They're talking about adding the slave quarters to the tour at the University of Alabama again. The physical surroundings at the campus -- like the slave quarters -- really convey well the connections of the University to slavery.
For those who can't make it to Tuscaloosa for the tour, here's an article that discusses the ideas of education, slavery, and politics in circulation on that campus before the war. I focus on the addresses -- often given at the beginning of the school year, though also on July Fourth -- that distinguished visitors gave to the students and faculty. Women and enslaved people were sometimes in the audience at those addresses as well. Those addresses illustrate the intellectual connections between the University and the defense of slavery.
If you're interested in the ideas in circulation at southern universities before the war, here's an article on addresses at UNC and another one on the ideas of William and Mary history professor Thomas Dew, who wrote a proslavery pamphlet in the wake of Nat Turner's rebellion.
The illustration is from the Library of Congress' fabulous Historic Buildings Survey. It's one of the slave quarters behind the President's Mansion.
I don't think many other scholars appreciate just how important public history is- good public history would be a fundamental component of any genuinely democratic constitutionalism (so much so that we would need a kind of "public historiography.")

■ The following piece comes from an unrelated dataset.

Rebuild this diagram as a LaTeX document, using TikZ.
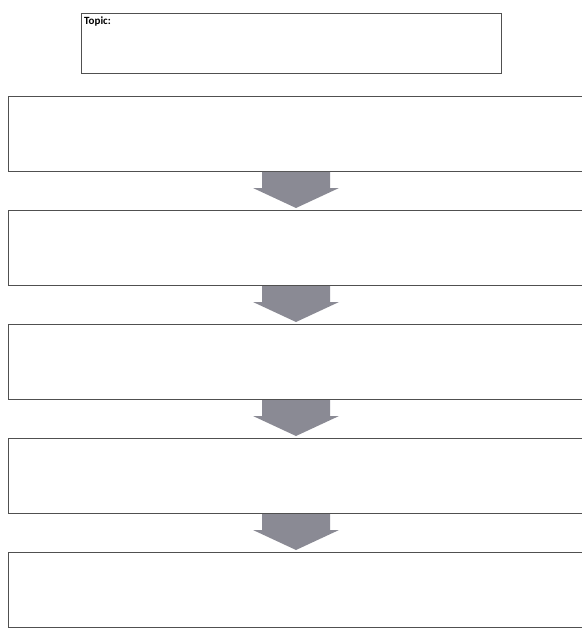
\documentclass[tikz,border=0pt]{standalone}
\usepackage{fontspec}
\setmainfont{Carlito}
\usepackage{tikz}
\usetikzlibrary{
  positioning,%
  calc
}
\definecolor{boxline}{RGB}{80,80,80}
\definecolor{arrowgray}{RGB}{138,138,148}
\tikzset{>=latex}
\tikzset{flowbox/.style={draw=boxline, line width=1.3pt, fill=white,
    minimum width=588.7pt, minimum height=74.7pt, inner sep=0pt}}
\tikzset{topicbox/.style={draw=boxline, line width=1.3pt, fill=white,
    minimum width=419.7pt, minimum height=59.7pt, inner sep=0pt}}
% block arrow between two boxes
\tikzset{flowarrow/.style={fill=arrowgray, draw=none,
    to path={let \p1=(\tikztostart), \p2=(\tikztotarget) in
      (\x1-34pt,\y1) -- (\x1+34pt,\y1) -- (\x1+34pt,\y1-16pt)
      -- (\x1+43pt,\y1-16pt) -- (\x1,\y2+2pt) -- (\x1-43pt,\y1-16pt)
      -- (\x1-34pt,\y1-16pt) -- cycle}}}

\begin{document}
\begin{tikzpicture}[x=1pt,y=-1pt, node distance=38pt]
  \useasboundingbox (0,0) rectangle (581,631);
  \node[topicbox] (topic) at (291.5,43.5) {};
  \node[anchor=north west, inner sep=0pt, font=\fontsize{11}{12}\selectfont\bfseries]
    (topiclabel) at ([xshift=3pt,yshift=-4pt]topic.north west) {Topic:};

  % boxes run past the right edge
  \node[flowbox] (s1) at (303,134) {};
  \node[flowbox, below=of s1] (s2) {};
  \node[flowbox, below=of s2] (s3) {};
  \node[flowbox, below=of s3] (s4) {};
  \node[flowbox, below=of s4] (s5) {};

  \foreach \a/\b in {s1/s2, s2/s3, s3/s4, s4/s5}
    \path[flowarrow] ([xshift=-7pt]\a.south) to ([xshift=-7pt]\b.north);
\end{tikzpicture}
\end{document}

On a related front, see the recent news from Monticello:
http://www.monticello.org/site/press/monticello-to-receive-10-million-gift-restoration-efforts
Posted by: Matt Crow | April 30, 2013 at 01:55 PM
I'm in 100% agreement with you on this, Matt. Public history is crucial in shaping how people think about our past, and ultimately, our present. Groups like the United Daughters of the Confederacy recognized in the early 20th century. That understanding has been lost over time and I think it's unfortunate that academic history is too frequently divorced from public history.